Sumenep – Di tengah gempuran budaya luar dan teknologi digital yang makin masif, SDN Panaongan III, Kecamatan Pasongsongan, punya cara unik dan inspiratif untuk mengenalkan budaya lokal kepada siswanya. Melalui program intrakurikuler bertajuk MALESMAMA (Mari Lestarikan Macapat Madura), sekolah ini berhasil menanamkan cinta budaya sekaligus mencetak prestasi.
Program ini digagas langsung oleh Kepala SDN Panaongan III, Agus Sugianto, S.Pd, yang prihatin melihat makin sedikitnya generasi muda yang mengenal bahkan peduli pada seni Macapat Madura—salah satu kekayaan budaya sastra lisan yang penuh nilai moral dan filosofi kehidupan.
“Budaya itu akar. Kalau akar kita putus, lama-lama identitas juga ikut hilang. MALESMAMA ini ikhtiar kecil agar anak-anak tidak tercerabut dari warisan leluhur,” ujar Agus Sugianto saat ditemui tim.
Uniknya, program ini muncul dari potensi internal sekolah. SDN Panaongan III memiliki salah satu guru yang memang ahli dan mendalami seni Macapat Madura. Kesempatan emas ini dimanfaatkan Agus Sugianto untuk membentuk kelas intrakurikuler khusus, di mana para siswa belajar melagukan tembang Macapat dengan langgam Madura sekaligus memahami nilai-nilai di balik setiap syairnya.
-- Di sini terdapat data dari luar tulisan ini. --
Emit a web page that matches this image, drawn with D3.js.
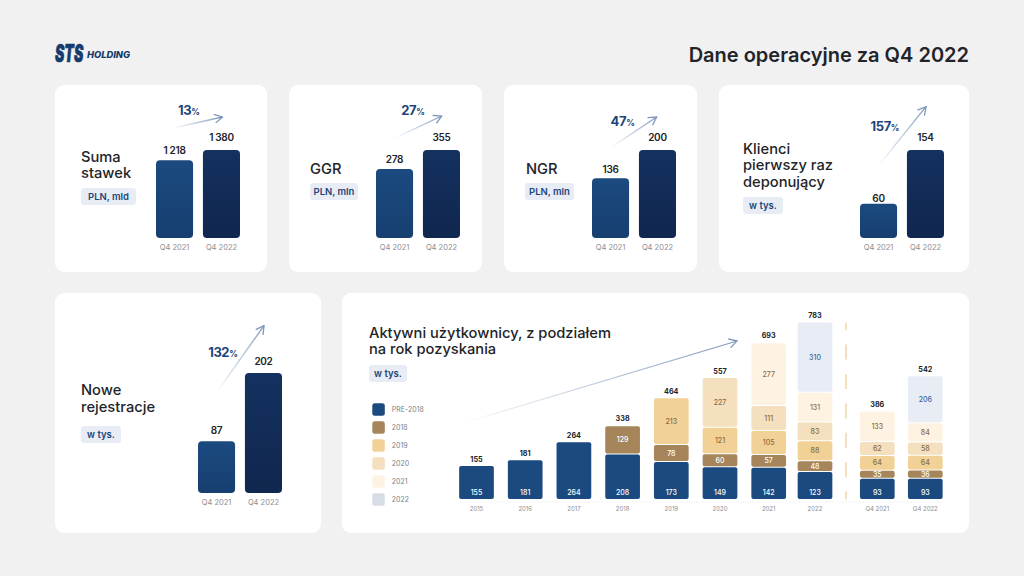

Hasilnya pun membanggakan. Salah satu siswa SDN Panaongan III berhasil meraih Juara III dalam Lomba Tembang Macapat di ajang Festival Tunas Bahasa Ibu (FTBI) tingkat Kabupaten Sumenep. Sebuah prestasi yang tidak hanya mengangkat nama sekolah, tapi juga membuktikan bahwa pelestarian budaya bisa sejalan dengan pencapaian akademik dan bakat seni.
Setiap pekan, suasana sekolah terasa berbeda. Suara tembang Macapat terdengar syahdu dari ruang kelas, dinyanyikan oleh anak-anak yang antusias belajar, bukan karena dipaksa, tapi karena merasa bangga jadi bagian dari budaya Madura.
“Kami ingin anak-anak mencintai budaya bukan karena disuruh, tapi karena merasa memiliki. Ketika mereka sudah merasa memiliki, maka budaya itu akan terus hidup di hati mereka,” tambah Agus Sugianto.
Dengan semangat MALESMAMA, SDN Panaongan III membuktikan bahwa pelestarian budaya tidak harus menunggu program besar. Cukup dimulai dari ruang kelas, dari guru yang berdedikasi, dan dari kepala sekolah yang punya visi.
Program ini pun mendapat respons positif dari para orang tua dan masyarakat sekitar. Tak sedikit yang berharap agar program seperti MALESMAMA bisa ditiru oleh sekolah-sekolah lain di Madura, bahkan menjadi gerakan bersama untuk menjaga jati diri generasi muda.
Macapat Madura bukan hanya dilestarikan—tapi dihidupkan kembali. Dan itu dimulai dari SDN Panaongan III.